"Havel lubił Polaków - było mu do nas o wiele bliżej"
"Nie trzeba było znać Vaclava Havla osobiście, żeby uznać go za członka swojej rodziny. Dotyczy to zarówno Czechów jak i Polaków" - tak swoje wspomnienia o byłym prezydencie Czech rozpoczyna Władysław Adamiec szef Klubu Polskiego w Pradze. Rozmawiał Tomasz Dawid Jędruchów
20.12.2011 | aktual.: 20.12.2011 10:02
Czytając dzisiejsze gazety i oglądając wiadomości można wielokrotnie trafić na wspomnienia o relacjach Vaclava Havla z Polską i Polakami. Czy to przekładało się na jego kontakty z Polonią?
- Wielkiej bezpośredniej współpracy wprawdzie nie było, nie oznacza to jednak, że losy Polonii były Havlovi obojętne. Powiedziałbym raczej, że on się po prostu z tym nie afiszował. Jednak w relacjach tych jednoznacznie dało się wyczuć sympatię. Havel lubił Polaków, choć może bardziej należałoby powiedzieć, że powodowała nim chęć dotarcia do wolności i człowieczeństwa, o które mu głównie chodziło w walce z komunizmem.
Klub Polski skorzystał z pomocy fundacji małżeństwa Havlów. Jakie były okoliczności uzyskania tego wsparcia?
- Było to po powodzi w 2002 roku, kiedy siedziba Klubu Polskiego bardzo ucierpiała. Wtedy nasza organizacja pilnie potrzebowała pieniędzy na ratowanie wielu cennych i historycznych materiałów, dokumentów i eksponatów zebranych w naszych pomieszczeniach na praskim Karlinie. Dzięki sporemu wparciu fundacji państwa Havlów mogliśmy również odnowić zniszczoną siedzibę naszego Klubu.

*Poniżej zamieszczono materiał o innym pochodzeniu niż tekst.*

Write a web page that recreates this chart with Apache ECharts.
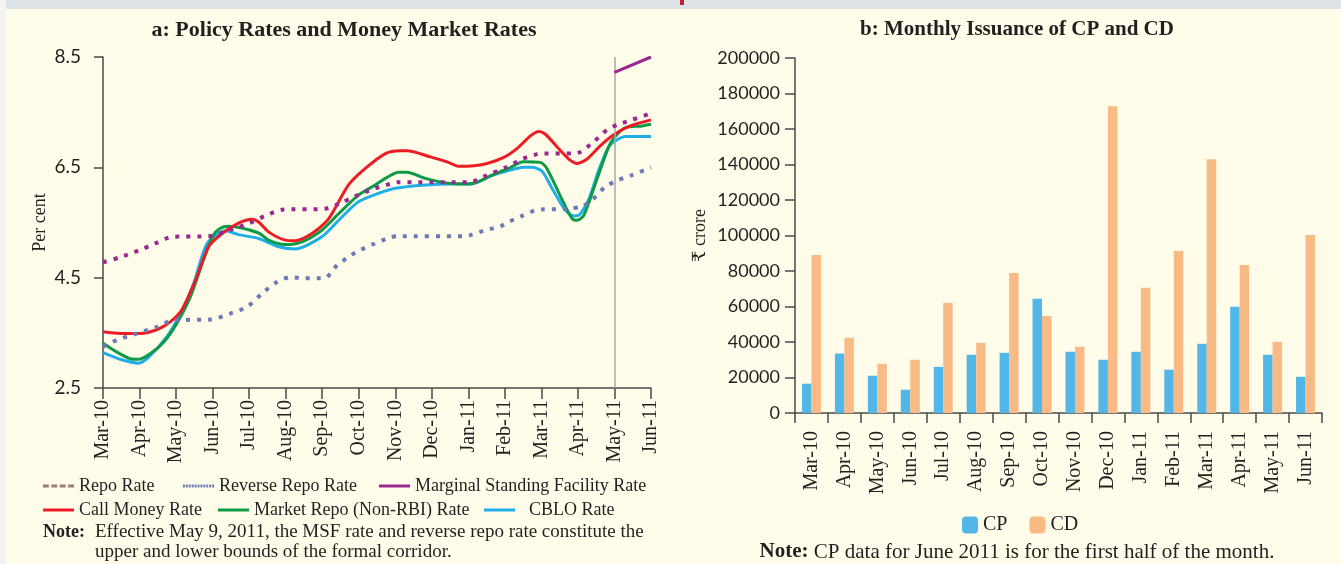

Jak wyglądały relacje prezydenta Vaclava Havla z Polonią?
- To, co najważniejsze to to, że nie było żadnych antypatii między urzędem prezydenta, a organizacjami polonijnymi. I choć obecny prezydent - Vaclav Klaus był na Zaolziu już kilkukrotnie, to jednak mamy wrażenie, że Havlowi było do nas o wiele bliżej. Z pewnością wpływ na to miały wcześniejsze spotkania z polskimi opozycjonistami - jeszcze sprzed 1989 roku.
Z czego wynika to, że dziś czeskie media tak chętnie pokazują ciepłe uczucia, jakie Havel żywił do Polski i Polaków?
- Zarówno czescy jak i polscy opozycjoniści szli w tym samym kierunków. Czechów zawsze bardziej ciągnęło do Polaków, bo widzieli, że u nas wszystko to działa lepiej - jest lepiej zorganizowane i jest po prostu mocniejsze. Dlatego w pewnym sensie skorzystali z naszych doświadczeń po to, by wygrać też wolność dla siebie.
Co się zmieniło po śmierci Vaclava Havla?
- Trudno powiedzieć, ale jedno jest pewne - pozostanie luka, której nie da się uzupełnić. I chociaż on nigdy otwarcie nie deklarował miłości i uwielbienia dla Polaków, ale było coś takiego, co promieniowało. Tego po prostu nie trzeba było mówić. Wydaje się, że przyjdzie nam poczekać kilkadziesiąt lat na podobnego człowieka.